◆ Problem to solve
Only the lines from the start of the data to the line containing "import plotly.graph_objects as go", both included, should be output, exactly and without pictures.

--- Start Provided records ---

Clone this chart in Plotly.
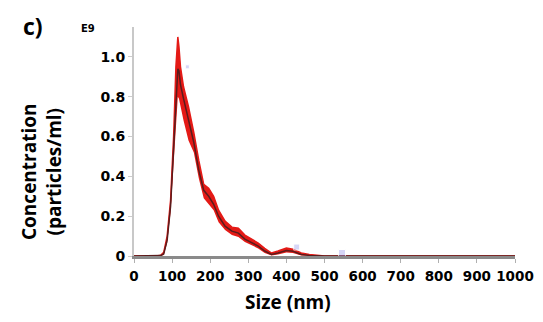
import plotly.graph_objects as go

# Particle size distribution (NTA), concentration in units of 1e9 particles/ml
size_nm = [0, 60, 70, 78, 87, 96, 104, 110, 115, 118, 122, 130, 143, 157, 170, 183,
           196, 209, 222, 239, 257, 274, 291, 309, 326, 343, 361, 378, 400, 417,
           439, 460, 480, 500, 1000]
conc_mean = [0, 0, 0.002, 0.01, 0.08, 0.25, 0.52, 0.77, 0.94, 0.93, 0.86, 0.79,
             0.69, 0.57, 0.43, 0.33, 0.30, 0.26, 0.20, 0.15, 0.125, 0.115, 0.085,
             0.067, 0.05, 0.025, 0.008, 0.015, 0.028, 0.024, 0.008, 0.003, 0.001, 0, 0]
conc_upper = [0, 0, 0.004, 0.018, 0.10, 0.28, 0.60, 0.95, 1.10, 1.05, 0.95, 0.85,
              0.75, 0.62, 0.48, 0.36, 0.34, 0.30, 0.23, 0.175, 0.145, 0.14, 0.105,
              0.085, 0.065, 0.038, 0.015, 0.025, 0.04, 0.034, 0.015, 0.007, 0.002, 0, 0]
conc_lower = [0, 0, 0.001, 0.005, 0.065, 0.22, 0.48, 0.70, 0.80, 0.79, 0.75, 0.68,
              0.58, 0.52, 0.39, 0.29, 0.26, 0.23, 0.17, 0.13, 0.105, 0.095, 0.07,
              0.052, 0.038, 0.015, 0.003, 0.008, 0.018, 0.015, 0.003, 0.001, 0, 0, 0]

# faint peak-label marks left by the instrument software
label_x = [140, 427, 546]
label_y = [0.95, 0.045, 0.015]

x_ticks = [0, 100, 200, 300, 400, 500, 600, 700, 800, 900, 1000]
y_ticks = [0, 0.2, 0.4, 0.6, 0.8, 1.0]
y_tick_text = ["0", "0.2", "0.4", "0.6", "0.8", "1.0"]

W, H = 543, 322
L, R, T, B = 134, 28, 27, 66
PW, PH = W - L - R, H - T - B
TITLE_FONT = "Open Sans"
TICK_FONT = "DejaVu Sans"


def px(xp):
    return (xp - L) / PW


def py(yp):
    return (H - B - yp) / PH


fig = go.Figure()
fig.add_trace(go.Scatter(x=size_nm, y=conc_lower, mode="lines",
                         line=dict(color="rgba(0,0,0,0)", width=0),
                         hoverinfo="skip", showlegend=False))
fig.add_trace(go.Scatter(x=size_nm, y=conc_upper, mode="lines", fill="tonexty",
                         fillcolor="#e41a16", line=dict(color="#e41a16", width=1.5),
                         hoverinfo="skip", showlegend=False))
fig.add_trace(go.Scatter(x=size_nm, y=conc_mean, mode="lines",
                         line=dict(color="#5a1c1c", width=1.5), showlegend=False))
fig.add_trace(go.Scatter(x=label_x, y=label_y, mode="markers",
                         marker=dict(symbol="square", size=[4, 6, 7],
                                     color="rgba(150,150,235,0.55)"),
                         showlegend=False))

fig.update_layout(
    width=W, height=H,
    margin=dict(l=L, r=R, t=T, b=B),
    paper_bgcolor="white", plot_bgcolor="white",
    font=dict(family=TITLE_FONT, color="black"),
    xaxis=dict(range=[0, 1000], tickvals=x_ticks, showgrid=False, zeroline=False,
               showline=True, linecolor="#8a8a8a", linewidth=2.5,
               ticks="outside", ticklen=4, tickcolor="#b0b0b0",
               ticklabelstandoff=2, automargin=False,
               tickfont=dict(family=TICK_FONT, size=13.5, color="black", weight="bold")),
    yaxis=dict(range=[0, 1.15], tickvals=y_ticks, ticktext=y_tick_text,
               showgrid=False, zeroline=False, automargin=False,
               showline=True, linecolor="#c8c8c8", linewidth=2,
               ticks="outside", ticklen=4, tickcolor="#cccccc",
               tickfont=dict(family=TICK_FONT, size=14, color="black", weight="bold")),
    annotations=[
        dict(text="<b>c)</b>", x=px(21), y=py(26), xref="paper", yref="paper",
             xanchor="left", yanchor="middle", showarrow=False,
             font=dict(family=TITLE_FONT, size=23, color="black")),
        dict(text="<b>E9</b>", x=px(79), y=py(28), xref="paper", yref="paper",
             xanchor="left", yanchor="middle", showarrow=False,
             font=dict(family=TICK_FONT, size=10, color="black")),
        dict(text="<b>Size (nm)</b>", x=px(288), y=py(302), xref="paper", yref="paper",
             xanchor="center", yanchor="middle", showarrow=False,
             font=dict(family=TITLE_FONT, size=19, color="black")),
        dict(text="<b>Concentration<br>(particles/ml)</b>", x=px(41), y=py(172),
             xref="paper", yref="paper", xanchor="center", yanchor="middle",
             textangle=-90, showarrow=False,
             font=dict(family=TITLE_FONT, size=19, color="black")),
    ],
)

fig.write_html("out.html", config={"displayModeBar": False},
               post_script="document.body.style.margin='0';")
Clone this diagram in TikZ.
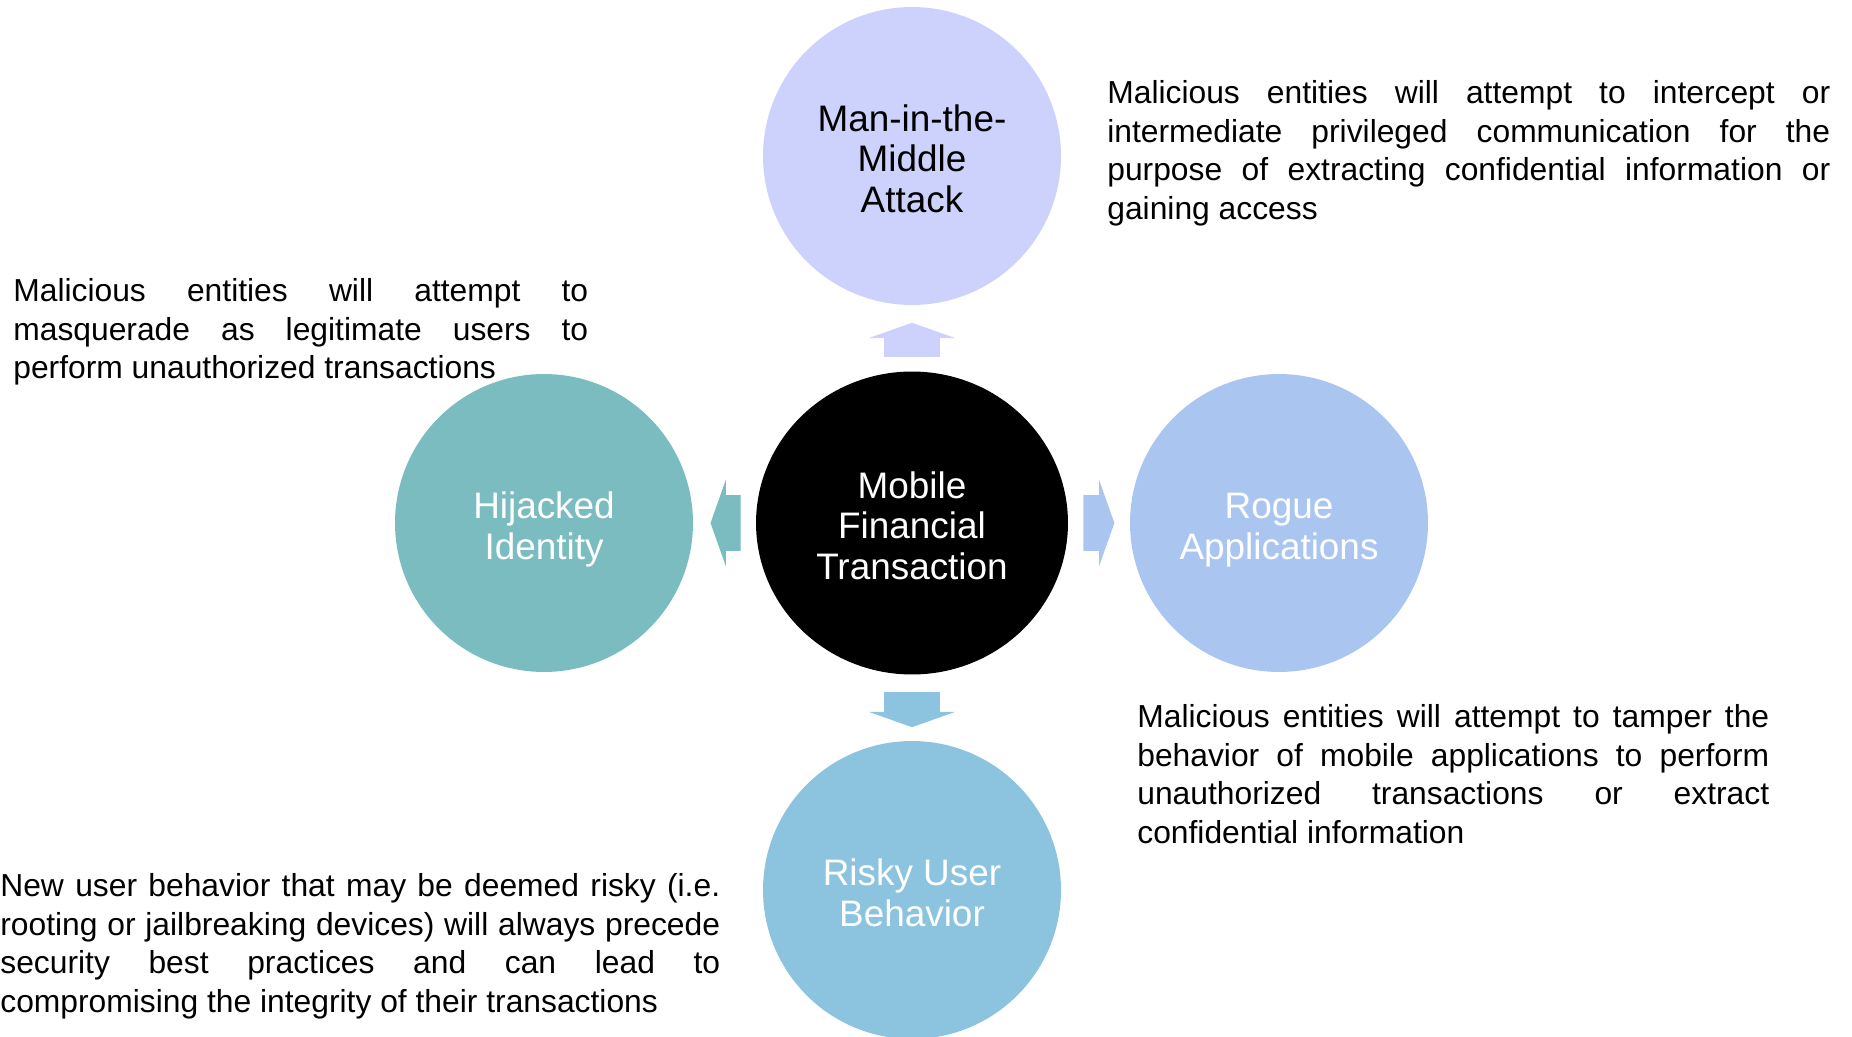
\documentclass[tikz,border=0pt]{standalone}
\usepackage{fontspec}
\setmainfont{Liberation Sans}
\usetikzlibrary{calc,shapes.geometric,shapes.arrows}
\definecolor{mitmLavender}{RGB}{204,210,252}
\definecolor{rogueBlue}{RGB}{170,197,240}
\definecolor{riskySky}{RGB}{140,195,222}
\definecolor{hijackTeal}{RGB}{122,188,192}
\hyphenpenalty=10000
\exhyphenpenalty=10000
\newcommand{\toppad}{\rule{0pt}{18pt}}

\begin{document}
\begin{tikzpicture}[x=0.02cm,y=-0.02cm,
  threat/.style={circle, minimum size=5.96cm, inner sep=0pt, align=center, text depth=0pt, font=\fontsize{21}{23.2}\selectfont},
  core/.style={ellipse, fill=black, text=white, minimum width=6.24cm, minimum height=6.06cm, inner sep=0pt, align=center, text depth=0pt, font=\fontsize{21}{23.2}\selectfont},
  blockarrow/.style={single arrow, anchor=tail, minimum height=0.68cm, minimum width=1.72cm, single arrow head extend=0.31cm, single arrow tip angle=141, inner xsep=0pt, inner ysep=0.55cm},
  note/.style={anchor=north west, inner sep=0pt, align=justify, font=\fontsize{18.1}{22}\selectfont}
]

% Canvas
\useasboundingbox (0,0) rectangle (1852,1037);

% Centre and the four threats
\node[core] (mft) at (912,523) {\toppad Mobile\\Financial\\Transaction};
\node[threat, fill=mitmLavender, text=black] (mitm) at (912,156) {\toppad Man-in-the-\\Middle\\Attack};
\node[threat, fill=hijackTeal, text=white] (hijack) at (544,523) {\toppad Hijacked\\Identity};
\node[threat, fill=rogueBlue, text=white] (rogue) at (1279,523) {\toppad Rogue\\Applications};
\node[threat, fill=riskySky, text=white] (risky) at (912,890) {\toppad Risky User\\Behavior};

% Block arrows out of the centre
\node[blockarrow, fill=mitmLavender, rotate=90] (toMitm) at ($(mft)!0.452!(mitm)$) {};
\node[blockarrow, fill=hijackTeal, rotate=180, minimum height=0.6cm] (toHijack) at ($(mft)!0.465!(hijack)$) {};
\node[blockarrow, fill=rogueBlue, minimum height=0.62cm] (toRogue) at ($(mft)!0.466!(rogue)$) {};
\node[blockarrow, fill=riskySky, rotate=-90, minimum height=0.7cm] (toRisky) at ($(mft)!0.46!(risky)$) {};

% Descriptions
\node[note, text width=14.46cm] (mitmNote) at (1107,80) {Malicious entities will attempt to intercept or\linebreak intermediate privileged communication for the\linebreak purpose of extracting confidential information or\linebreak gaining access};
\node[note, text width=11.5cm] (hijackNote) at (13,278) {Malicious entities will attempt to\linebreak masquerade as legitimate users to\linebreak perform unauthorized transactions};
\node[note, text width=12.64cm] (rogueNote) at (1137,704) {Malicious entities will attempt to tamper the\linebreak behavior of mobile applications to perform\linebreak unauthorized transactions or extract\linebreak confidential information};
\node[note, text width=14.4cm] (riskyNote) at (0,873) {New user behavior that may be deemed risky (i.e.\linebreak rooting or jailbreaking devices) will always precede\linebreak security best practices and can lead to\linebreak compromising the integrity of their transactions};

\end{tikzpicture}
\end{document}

--- End Provided records ---

◆ Exercise answer
Clone this chart in Plotly.
import plotly.graph_objects as go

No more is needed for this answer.